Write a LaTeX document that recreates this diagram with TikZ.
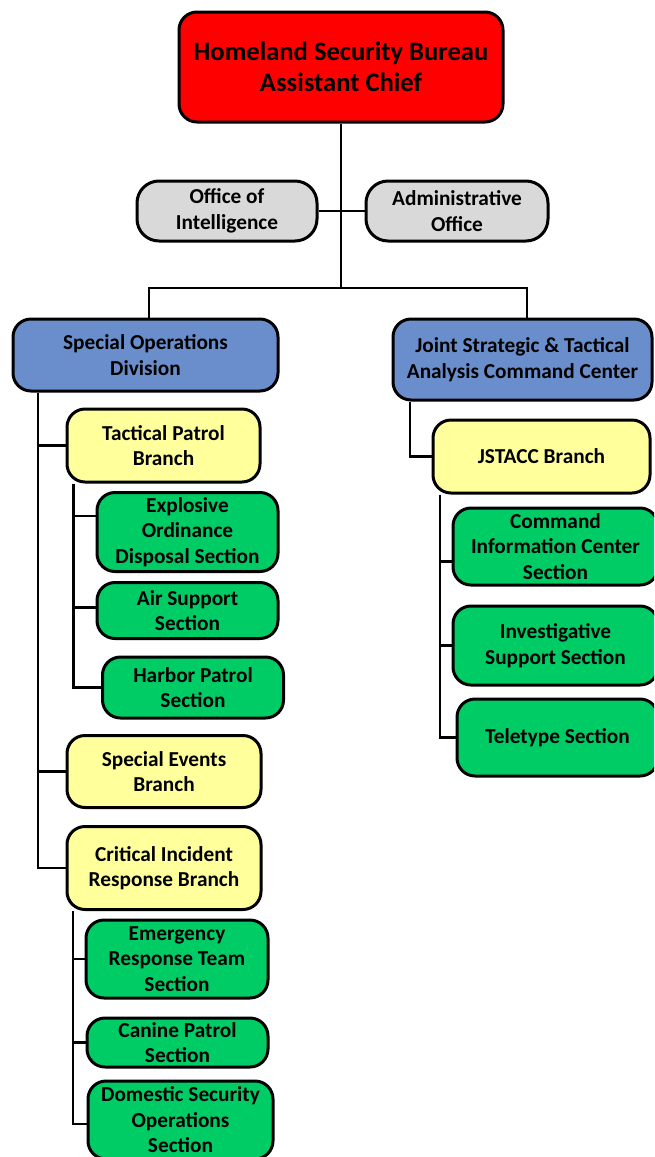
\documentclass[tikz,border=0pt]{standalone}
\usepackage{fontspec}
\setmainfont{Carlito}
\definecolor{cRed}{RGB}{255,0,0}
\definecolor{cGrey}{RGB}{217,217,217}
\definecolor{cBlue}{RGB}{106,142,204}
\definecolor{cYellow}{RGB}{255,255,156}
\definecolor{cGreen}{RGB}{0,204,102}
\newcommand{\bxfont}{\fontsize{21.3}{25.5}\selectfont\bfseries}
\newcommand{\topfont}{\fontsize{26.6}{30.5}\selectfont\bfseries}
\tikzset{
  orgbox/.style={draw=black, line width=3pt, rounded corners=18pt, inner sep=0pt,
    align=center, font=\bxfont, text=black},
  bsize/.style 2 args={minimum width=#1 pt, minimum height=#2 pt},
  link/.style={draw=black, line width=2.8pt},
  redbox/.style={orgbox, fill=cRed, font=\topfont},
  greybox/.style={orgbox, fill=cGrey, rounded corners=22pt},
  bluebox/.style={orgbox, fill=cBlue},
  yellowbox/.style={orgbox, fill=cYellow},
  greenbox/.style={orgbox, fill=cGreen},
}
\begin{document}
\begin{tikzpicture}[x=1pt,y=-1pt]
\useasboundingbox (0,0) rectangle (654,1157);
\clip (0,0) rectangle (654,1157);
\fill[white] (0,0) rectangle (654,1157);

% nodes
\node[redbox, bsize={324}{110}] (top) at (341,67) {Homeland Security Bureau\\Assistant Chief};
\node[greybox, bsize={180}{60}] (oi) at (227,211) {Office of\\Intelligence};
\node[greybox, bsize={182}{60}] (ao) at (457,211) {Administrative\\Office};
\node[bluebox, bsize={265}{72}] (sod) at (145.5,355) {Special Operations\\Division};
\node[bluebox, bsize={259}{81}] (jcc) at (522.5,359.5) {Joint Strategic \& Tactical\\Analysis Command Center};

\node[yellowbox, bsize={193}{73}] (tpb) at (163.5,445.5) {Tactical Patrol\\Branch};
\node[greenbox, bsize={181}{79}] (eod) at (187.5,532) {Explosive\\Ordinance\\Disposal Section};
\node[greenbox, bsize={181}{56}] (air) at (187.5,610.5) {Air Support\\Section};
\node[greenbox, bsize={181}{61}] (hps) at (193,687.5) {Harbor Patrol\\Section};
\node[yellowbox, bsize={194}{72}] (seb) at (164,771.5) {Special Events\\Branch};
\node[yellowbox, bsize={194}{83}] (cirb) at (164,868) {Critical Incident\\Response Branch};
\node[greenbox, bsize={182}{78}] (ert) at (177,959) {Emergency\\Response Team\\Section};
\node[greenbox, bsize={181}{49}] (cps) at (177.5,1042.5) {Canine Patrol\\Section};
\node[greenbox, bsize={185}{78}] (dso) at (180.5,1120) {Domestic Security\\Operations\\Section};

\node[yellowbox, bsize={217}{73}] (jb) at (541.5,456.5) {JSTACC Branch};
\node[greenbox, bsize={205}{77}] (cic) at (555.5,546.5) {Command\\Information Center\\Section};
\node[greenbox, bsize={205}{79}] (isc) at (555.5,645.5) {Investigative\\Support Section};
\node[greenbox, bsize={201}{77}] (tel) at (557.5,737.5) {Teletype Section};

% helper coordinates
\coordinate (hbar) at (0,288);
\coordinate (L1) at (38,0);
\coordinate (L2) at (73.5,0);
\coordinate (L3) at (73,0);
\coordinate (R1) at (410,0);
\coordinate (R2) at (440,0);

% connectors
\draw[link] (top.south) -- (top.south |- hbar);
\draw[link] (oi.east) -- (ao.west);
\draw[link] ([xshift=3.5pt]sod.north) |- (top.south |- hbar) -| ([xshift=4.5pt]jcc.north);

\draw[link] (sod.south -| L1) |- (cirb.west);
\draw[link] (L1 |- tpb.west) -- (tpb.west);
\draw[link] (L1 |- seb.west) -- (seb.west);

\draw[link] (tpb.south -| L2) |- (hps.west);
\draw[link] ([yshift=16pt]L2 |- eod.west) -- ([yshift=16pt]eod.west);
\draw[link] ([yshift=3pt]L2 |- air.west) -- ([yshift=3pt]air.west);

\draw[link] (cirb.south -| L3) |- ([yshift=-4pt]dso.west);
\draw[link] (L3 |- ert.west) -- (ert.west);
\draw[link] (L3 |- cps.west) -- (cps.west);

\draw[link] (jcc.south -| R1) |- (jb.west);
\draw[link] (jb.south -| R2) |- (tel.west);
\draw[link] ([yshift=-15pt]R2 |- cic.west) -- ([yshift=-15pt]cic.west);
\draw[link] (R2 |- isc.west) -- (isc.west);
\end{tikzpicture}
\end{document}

PROMPT | All of the data above should be transcribed verbatim, with pictures omitted.

RIGHT ANSWER |
Write a LaTeX document that recreates this diagram with TikZ.
\documentclass[tikz,border=0pt]{standalone}
\usepackage{fontspec}
\setmainfont{Carlito}
\definecolor{cRed}{RGB}{255,0,0}
\definecolor{cGrey}{RGB}{217,217,217}
\definecolor{cBlue}{RGB}{106,142,204}
\definecolor{cYellow}{RGB}{255,255,156}
\definecolor{cGreen}{RGB}{0,204,102}
\newcommand{\bxfont}{\fontsize{21.3}{25.5}\selectfont\bfseries}
\newcommand{\topfont}{\fontsize{26.6}{30.5}\selectfont\bfseries}
\tikzset{
  orgbox/.style={draw=black, line width=3pt, rounded corners=18pt, inner sep=0pt,
    align=center, font=\bxfont, text=black},
  bsize/.style 2 args={minimum width=#1 pt, minimum height=#2 pt},
  link/.style={draw=black, line width=2.8pt},
  redbox/.style={orgbox, fill=cRed, font=\topfont},
  greybox/.style={orgbox, fill=cGrey, rounded corners=22pt},
  bluebox/.style={orgbox, fill=cBlue},
  yellowbox/.style={orgbox, fill=cYellow},
  greenbox/.style={orgbox, fill=cGreen},
}
\begin{document}
\begin{tikzpicture}[x=1pt,y=-1pt]
\useasboundingbox (0,0) rectangle (654,1157);
\clip (0,0) rectangle (654,1157);
\fill[white] (0,0) rectangle (654,1157);

% nodes
\node[redbox, bsize={324}{110}] (top) at (341,67) {Homeland Security Bureau\\Assistant Chief};
\node[greybox, bsize={180}{60}] (oi) at (227,211) {Office of\\Intelligence};
\node[greybox, bsize={182}{60}] (ao) at (457,211) {Administrative\\Office};
\node[bluebox, bsize={265}{72}] (sod) at (145.5,355) {Special Operations\\Division};
\node[bluebox, bsize={259}{81}] (jcc) at (522.5,359.5) {Joint Strategic \& Tactical\\Analysis Command Center};

\node[yellowbox, bsize={193}{73}] (tpb) at (163.5,445.5) {Tactical Patrol\\Branch};
\node[greenbox, bsize={181}{79}] (eod) at (187.5,532) {Explosive\\Ordinance\\Disposal Section};
\node[greenbox, bsize={181}{56}] (air) at (187.5,610.5) {Air Support\\Section};
\node[greenbox, bsize={181}{61}] (hps) at (193,687.5) {Harbor Patrol\\Section};
\node[yellowbox, bsize={194}{72}] (seb) at (164,771.5) {Special Events\\Branch};
\node[yellowbox, bsize={194}{83}] (cirb) at (164,868) {Critical Incident\\Response Branch};
\node[greenbox, bsize={182}{78}] (ert) at (177,959) {Emergency\\Response Team\\Section};
\node[greenbox, bsize={181}{49}] (cps) at (177.5,1042.5) {Canine Patrol\\Section};
\node[greenbox, bsize={185}{78}] (dso) at (180.5,1120) {Domestic Security\\Operations\\Section};

\node[yellowbox, bsize={217}{73}] (jb) at (541.5,456.5) {JSTACC Branch};
\node[greenbox, bsize={205}{77}] (cic) at (555.5,546.5) {Command\\Information Center\\Section};
\node[greenbox, bsize={205}{79}] (isc) at (555.5,645.5) {Investigative\\Support Section};
\node[greenbox, bsize={201}{77}] (tel) at (557.5,737.5) {Teletype Section};

% helper coordinates
\coordinate (hbar) at (0,288);
\coordinate (L1) at (38,0);
\coordinate (L2) at (73.5,0);
\coordinate (L3) at (73,0);
\coordinate (R1) at (410,0);
\coordinate (R2) at (440,0);

% connectors
\draw[link] (top.south) -- (top.south |- hbar);
\draw[link] (oi.east) -- (ao.west);
\draw[link] ([xshift=3.5pt]sod.north) |- (top.south |- hbar) -| ([xshift=4.5pt]jcc.north);

\draw[link] (sod.south -| L1) |- (cirb.west);
\draw[link] (L1 |- tpb.west) -- (tpb.west);
\draw[link] (L1 |- seb.west) -- (seb.west);

\draw[link] (tpb.south -| L2) |- (hps.west);
\draw[link] ([yshift=16pt]L2 |- eod.west) -- ([yshift=16pt]eod.west);
\draw[link] ([yshift=3pt]L2 |- air.west) -- ([yshift=3pt]air.west);

\draw[link] (cirb.south -| L3) |- ([yshift=-4pt]dso.west);
\draw[link] (L3 |- ert.west) -- (ert.west);
\draw[link] (L3 |- cps.west) -- (cps.west);

\draw[link] (jcc.south -| R1) |- (jb.west);
\draw[link] (jb.south -| R2) |- (tel.west);
\draw[link] ([yshift=-15pt]R2 |- cic.west) -- ([yshift=-15pt]cic.west);
\draw[link] (R2 |- isc.west) -- (isc.west);
\end{tikzpicture}
\end{document}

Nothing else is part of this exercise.